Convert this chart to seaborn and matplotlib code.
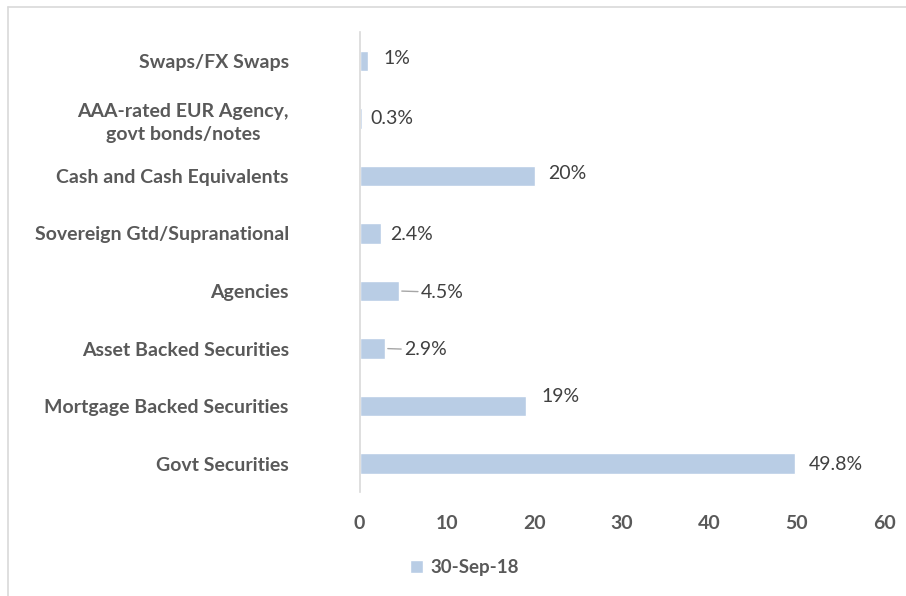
import matplotlib
matplotlib.use("Agg")
import matplotlib.pyplot as plt
import seaborn as sns
from matplotlib.lines import Line2D

categories = [
    "Swaps/FX Swaps",
    "AAA-rated EUR Agency,\ngovt bonds/notes",
    "Cash and Cash Equivalents",
    "Sovereign Gtd/Supranational",
    "Agencies",
    "Asset Backed Securities",
    "Mortgage Backed Securities",
    "Govt Securities",
]
values = [1, 0.3, 20, 2.4, 4.5, 2.9, 19, 49.8]
value_labels = ["1%", "0.3%", "20%", "2.4%", "4.5%", "2.9%", "19%", "49.8%"]
series_name = "30-Sep-18"

bar_color = "#B9CDE5"
text_color = "#595959"

# label offsets in points (dx, dy), and which labels get a leader line
label_offsets = [(11, 2), (6, 0), (10, 2), (7, -1), (16, -1), (14, -1), (11, 7), (10, -1)]
leaders = [False, False, False, False, True, True, False, False]

sns.set_style("white")
plt.rcParams["font.family"] = ["Lato", "DejaVu Sans"]

fig = plt.figure(figsize=(9.06, 5.96), dpi=100)
ax = fig.add_axes([0.397, 0.174, 0.579, 0.772])

sns.barplot(x=values, y=categories, orient="h", color=bar_color, saturation=1,
            width=0.35, label=series_name, ax=ax)

ax.set_xlim(0, 60)
ax.set_xticks(range(0, 61, 10))
ax.tick_params(axis="x", length=0, pad=16, labelsize=14, labelcolor=text_color)
ax.tick_params(axis="y", length=0, pad=51, labelsize=14, labelcolor=text_color)
for t in ax.get_xticklabels():
    t.set_fontweight("bold")
for t in ax.get_yticklabels():
    t.set_fontweight("bold")
    t.set_multialignment("center")
    t.set_linespacing(1.45)
ax.set_xlabel("")
ax.set_ylabel("")

for side in ["top", "right", "bottom"]:
    ax.spines[side].set_visible(False)
ax.spines["left"].set_color("#D9D9D9")
ax.spines["left"].set_linewidth(1.2)

for i, (v, lab) in enumerate(zip(values, value_labels)):
    dx, dy = label_offsets[i]
    arrow = dict(arrowstyle="-", color="#A6A6A6", lw=1, shrinkA=0, shrinkB=2) if leaders[i] else None
    ax.annotate(lab, xy=(v, i), xytext=(dx, dy), textcoords="offset points",
                ha="left", va="center", fontsize=14, color="#404040",
                arrowprops=arrow)

leg = ax.legend(loc="center", bbox_to_anchor=(0.513, 0.047), bbox_transform=fig.transFigure,
                frameon=False, handlelength=0.7, handleheight=0.7, handletextpad=0.4,
                prop={"weight": "bold", "size": 13.5})
for t in leg.get_texts():
    t.set_color(text_color)

# chart-area border (only top and left edges show in the crop)
fig.add_artist(Line2D([8 / 906, 1], [1 - 7 / 596] * 2, transform=fig.transFigure,
                      color="#D9D9D9", lw=1.2))
fig.add_artist(Line2D([8 / 906] * 2, [0, 1 - 7 / 596], transform=fig.transFigure,
                      color="#D9D9D9", lw=1.2))

fig.savefig("out.png", dpi=100)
_ _ _ _
(Aim): Restate the entire listing word for word, excluding pictures.

(Solved problem):
Convert this chart to seaborn and matplotlib code.
import matplotlib
matplotlib.use("Agg")
import matplotlib.pyplot as plt
import seaborn as sns
from matplotlib.lines import Line2D

categories = [
    "Swaps/FX Swaps",
    "AAA-rated EUR Agency,\ngovt bonds/notes",
    "Cash and Cash Equivalents",
    "Sovereign Gtd/Supranational",
    "Agencies",
    "Asset Backed Securities",
    "Mortgage Backed Securities",
    "Govt Securities",
]
values = [1, 0.3, 20, 2.4, 4.5, 2.9, 19, 49.8]
value_labels = ["1%", "0.3%", "20%", "2.4%", "4.5%", "2.9%", "19%", "49.8%"]
series_name = "30-Sep-18"

bar_color = "#B9CDE5"
text_color = "#595959"

# label offsets in points (dx, dy), and which labels get a leader line
label_offsets = [(11, 2), (6, 0), (10, 2), (7, -1), (16, -1), (14, -1), (11, 7), (10, -1)]
leaders = [False, False, False, False, True, True, False, False]

sns.set_style("white")
plt.rcParams["font.family"] = ["Lato", "DejaVu Sans"]

fig = plt.figure(figsize=(9.06, 5.96), dpi=100)
ax = fig.add_axes([0.397, 0.174, 0.579, 0.772])

sns.barplot(x=values, y=categories, orient="h", color=bar_color, saturation=1,
            width=0.35, label=series_name, ax=ax)

ax.set_xlim(0, 60)
ax.set_xticks(range(0, 61, 10))
ax.tick_params(axis="x", length=0, pad=16, labelsize=14, labelcolor=text_color)
ax.tick_params(axis="y", length=0, pad=51, labelsize=14, labelcolor=text_color)
for t in ax.get_xticklabels():
    t.set_fontweight("bold")
for t in ax.get_yticklabels():
    t.set_fontweight("bold")
    t.set_multialignment("center")
    t.set_linespacing(1.45)
ax.set_xlabel("")
ax.set_ylabel("")

for side in ["top", "right", "bottom"]:
    ax.spines[side].set_visible(False)
ax.spines["left"].set_color("#D9D9D9")
ax.spines["left"].set_linewidth(1.2)

for i, (v, lab) in enumerate(zip(values, value_labels)):
    dx, dy = label_offsets[i]
    arrow = dict(arrowstyle="-", color="#A6A6A6", lw=1, shrinkA=0, shrinkB=2) if leaders[i] else None
    ax.annotate(lab, xy=(v, i), xytext=(dx, dy), textcoords="offset points",
                ha="left", va="center", fontsize=14, color="#404040",
                arrowprops=arrow)

leg = ax.legend(loc="center", bbox_to_anchor=(0.513, 0.047), bbox_transform=fig.transFigure,
                frameon=False, handlelength=0.7, handleheight=0.7, handletextpad=0.4,
                prop={"weight": "bold", "size": 13.5})
for t in leg.get_texts():
    t.set_color(text_color)

# chart-area border (only top and left edges show in the crop)
fig.add_artist(Line2D([8 / 906, 1], [1 - 7 / 596] * 2, transform=fig.transFigure,
                      color="#D9D9D9", lw=1.2))
fig.add_artist(Line2D([8 / 906] * 2, [0, 1 - 7 / 596], transform=fig.transFigure,
                      color="#D9D9D9", lw=1.2))

fig.savefig("out.png", dpi=100)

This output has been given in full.